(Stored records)
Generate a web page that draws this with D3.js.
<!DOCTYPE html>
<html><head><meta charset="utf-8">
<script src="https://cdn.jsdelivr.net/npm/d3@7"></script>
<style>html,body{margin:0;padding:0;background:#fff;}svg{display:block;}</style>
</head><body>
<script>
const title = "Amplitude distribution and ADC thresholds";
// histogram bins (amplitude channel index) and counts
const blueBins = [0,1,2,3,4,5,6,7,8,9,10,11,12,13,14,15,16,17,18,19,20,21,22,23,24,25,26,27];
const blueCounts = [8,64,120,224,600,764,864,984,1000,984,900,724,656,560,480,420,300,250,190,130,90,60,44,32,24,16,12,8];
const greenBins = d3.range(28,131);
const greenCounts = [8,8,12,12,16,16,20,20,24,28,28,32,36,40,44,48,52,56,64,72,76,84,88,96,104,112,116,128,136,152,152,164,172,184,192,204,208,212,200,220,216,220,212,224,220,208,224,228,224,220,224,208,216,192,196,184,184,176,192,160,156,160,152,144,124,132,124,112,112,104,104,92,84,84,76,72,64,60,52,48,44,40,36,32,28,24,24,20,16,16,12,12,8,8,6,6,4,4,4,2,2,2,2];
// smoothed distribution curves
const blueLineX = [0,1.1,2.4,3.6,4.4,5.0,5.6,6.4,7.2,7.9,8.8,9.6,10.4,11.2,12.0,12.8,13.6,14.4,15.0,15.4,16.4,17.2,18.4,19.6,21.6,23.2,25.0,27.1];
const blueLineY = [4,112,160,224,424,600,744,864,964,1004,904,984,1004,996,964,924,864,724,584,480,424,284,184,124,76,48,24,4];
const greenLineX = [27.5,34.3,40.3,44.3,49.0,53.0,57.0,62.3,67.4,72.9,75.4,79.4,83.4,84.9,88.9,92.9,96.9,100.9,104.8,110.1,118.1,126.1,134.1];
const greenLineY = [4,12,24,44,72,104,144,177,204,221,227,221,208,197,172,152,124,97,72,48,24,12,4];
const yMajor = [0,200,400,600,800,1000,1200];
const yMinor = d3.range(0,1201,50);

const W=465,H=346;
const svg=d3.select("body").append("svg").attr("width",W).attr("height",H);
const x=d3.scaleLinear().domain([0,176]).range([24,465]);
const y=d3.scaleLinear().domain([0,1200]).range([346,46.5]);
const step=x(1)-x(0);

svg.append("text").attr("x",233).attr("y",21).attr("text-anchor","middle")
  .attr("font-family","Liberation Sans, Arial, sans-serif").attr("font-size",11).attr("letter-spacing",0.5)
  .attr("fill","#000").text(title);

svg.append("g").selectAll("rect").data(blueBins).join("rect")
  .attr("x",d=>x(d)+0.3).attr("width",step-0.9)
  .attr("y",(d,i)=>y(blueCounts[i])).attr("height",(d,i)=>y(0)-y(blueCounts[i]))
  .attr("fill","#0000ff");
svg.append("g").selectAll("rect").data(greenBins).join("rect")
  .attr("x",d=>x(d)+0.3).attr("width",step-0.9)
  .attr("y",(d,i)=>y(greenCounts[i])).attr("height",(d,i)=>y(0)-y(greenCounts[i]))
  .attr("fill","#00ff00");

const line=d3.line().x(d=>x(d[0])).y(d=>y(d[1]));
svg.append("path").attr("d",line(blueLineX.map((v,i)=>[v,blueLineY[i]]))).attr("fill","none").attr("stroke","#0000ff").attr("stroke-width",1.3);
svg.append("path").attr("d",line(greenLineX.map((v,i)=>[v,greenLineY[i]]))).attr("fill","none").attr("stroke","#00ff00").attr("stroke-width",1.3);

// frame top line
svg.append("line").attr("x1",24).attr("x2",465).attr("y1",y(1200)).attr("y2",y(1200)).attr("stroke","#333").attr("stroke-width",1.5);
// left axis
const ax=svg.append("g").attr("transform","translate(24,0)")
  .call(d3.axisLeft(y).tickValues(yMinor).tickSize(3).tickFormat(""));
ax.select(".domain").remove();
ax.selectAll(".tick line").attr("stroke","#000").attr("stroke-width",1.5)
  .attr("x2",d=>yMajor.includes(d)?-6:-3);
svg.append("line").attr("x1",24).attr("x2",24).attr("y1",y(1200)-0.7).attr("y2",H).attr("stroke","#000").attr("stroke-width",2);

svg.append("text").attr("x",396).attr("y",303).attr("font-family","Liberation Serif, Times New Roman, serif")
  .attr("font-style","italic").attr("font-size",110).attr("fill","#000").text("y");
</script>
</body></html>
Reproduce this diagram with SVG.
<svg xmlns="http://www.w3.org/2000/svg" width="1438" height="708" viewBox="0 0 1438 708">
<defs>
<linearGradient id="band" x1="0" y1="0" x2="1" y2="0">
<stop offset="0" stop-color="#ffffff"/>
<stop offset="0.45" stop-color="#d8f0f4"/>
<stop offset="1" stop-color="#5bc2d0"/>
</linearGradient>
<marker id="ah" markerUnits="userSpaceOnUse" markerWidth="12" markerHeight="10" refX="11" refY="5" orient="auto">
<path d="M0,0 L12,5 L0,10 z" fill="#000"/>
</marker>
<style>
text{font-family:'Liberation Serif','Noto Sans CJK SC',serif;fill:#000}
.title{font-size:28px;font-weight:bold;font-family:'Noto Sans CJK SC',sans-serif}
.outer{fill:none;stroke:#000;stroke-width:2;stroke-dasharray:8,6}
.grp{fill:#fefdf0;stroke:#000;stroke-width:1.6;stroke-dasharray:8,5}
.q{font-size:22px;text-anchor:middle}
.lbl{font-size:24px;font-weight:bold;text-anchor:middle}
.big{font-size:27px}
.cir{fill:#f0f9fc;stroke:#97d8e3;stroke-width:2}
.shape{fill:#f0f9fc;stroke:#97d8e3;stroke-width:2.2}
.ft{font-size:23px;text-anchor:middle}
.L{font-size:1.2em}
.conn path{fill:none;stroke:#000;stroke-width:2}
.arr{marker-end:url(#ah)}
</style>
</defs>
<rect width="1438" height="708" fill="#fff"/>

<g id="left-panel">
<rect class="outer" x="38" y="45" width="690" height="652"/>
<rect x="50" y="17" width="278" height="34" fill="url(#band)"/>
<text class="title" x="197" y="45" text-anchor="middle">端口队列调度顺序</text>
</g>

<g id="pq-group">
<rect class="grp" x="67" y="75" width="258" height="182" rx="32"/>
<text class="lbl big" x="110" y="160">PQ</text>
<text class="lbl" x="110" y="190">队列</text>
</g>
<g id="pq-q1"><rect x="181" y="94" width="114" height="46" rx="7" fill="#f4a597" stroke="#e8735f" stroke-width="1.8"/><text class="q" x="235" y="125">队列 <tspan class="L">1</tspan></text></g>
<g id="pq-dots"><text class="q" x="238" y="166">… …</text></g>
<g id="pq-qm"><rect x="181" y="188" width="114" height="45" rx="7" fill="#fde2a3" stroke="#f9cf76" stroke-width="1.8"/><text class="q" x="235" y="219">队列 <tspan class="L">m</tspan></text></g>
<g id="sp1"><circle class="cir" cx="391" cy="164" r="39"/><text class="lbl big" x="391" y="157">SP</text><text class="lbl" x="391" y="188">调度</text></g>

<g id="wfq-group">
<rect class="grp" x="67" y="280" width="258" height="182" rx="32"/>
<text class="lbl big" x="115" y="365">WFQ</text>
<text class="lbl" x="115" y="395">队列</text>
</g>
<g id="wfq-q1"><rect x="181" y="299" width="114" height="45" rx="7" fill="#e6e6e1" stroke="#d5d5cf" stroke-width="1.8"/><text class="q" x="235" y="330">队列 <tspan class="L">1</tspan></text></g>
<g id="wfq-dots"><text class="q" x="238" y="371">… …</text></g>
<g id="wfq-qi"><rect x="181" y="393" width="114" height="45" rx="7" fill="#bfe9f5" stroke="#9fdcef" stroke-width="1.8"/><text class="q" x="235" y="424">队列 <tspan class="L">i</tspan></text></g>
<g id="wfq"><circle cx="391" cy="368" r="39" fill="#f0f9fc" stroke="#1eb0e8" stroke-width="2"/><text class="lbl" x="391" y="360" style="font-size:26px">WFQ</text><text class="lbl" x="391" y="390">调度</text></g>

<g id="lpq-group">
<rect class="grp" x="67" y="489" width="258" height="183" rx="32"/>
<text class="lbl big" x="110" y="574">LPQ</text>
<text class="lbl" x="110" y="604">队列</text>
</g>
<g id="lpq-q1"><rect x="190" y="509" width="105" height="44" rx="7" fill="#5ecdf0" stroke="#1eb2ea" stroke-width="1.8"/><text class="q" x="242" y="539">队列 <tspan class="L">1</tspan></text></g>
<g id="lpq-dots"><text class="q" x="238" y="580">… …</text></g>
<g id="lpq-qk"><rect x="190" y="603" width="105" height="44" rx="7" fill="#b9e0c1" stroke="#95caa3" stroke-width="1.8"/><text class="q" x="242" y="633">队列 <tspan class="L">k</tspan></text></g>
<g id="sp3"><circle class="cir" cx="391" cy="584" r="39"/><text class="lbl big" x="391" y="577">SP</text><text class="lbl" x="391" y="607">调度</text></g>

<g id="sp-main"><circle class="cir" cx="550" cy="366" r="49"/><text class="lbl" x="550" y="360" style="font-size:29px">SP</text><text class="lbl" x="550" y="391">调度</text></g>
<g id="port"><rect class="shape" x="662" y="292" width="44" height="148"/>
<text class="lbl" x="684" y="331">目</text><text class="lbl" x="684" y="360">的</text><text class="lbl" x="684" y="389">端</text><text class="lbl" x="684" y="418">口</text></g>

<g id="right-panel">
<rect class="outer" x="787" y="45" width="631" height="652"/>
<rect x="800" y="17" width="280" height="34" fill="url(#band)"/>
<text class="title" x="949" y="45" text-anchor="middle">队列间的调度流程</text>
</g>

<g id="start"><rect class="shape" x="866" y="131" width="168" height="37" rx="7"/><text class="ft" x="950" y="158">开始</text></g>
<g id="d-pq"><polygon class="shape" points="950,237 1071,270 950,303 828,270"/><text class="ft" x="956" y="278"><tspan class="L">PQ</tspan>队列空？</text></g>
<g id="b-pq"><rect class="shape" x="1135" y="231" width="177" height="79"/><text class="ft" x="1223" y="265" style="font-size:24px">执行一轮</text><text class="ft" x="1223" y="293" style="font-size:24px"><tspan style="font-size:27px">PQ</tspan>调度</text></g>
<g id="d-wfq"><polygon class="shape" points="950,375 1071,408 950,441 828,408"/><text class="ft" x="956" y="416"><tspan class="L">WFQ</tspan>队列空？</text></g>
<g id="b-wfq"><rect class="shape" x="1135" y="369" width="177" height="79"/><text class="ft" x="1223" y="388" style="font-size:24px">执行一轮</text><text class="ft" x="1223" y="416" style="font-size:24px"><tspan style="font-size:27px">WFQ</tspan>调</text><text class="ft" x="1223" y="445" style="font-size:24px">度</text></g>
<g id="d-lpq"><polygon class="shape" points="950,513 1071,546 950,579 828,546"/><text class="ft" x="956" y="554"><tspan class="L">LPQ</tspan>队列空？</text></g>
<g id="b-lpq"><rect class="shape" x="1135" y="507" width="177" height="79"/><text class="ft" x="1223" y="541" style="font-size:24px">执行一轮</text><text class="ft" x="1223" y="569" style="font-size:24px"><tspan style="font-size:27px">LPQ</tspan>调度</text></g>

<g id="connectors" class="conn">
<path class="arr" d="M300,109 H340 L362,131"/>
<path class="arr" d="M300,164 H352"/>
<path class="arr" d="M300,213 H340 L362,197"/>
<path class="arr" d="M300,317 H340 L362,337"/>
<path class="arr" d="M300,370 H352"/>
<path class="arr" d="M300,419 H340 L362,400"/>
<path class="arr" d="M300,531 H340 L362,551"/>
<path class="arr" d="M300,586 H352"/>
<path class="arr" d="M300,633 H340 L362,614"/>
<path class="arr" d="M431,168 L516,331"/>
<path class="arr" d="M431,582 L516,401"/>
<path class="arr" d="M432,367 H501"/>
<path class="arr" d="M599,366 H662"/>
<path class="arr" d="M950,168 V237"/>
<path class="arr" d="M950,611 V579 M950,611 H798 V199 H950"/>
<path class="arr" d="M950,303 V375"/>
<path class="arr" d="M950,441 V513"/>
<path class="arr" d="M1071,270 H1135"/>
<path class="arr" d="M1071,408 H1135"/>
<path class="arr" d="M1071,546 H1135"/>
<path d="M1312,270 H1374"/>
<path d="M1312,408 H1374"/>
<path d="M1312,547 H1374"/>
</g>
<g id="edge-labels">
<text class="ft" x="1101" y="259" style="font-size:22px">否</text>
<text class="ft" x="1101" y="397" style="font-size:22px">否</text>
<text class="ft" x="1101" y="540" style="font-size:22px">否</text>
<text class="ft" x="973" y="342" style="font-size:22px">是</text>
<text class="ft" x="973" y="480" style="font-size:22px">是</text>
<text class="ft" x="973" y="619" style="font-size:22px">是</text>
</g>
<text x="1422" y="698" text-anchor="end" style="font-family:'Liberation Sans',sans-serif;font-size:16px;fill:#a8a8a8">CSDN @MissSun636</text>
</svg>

◆ Directions
List every line from the entries above in which "with" appears.

◆ Written answer
Generate a web page that draws this with D3.js.
Reproduce this diagram with SVG.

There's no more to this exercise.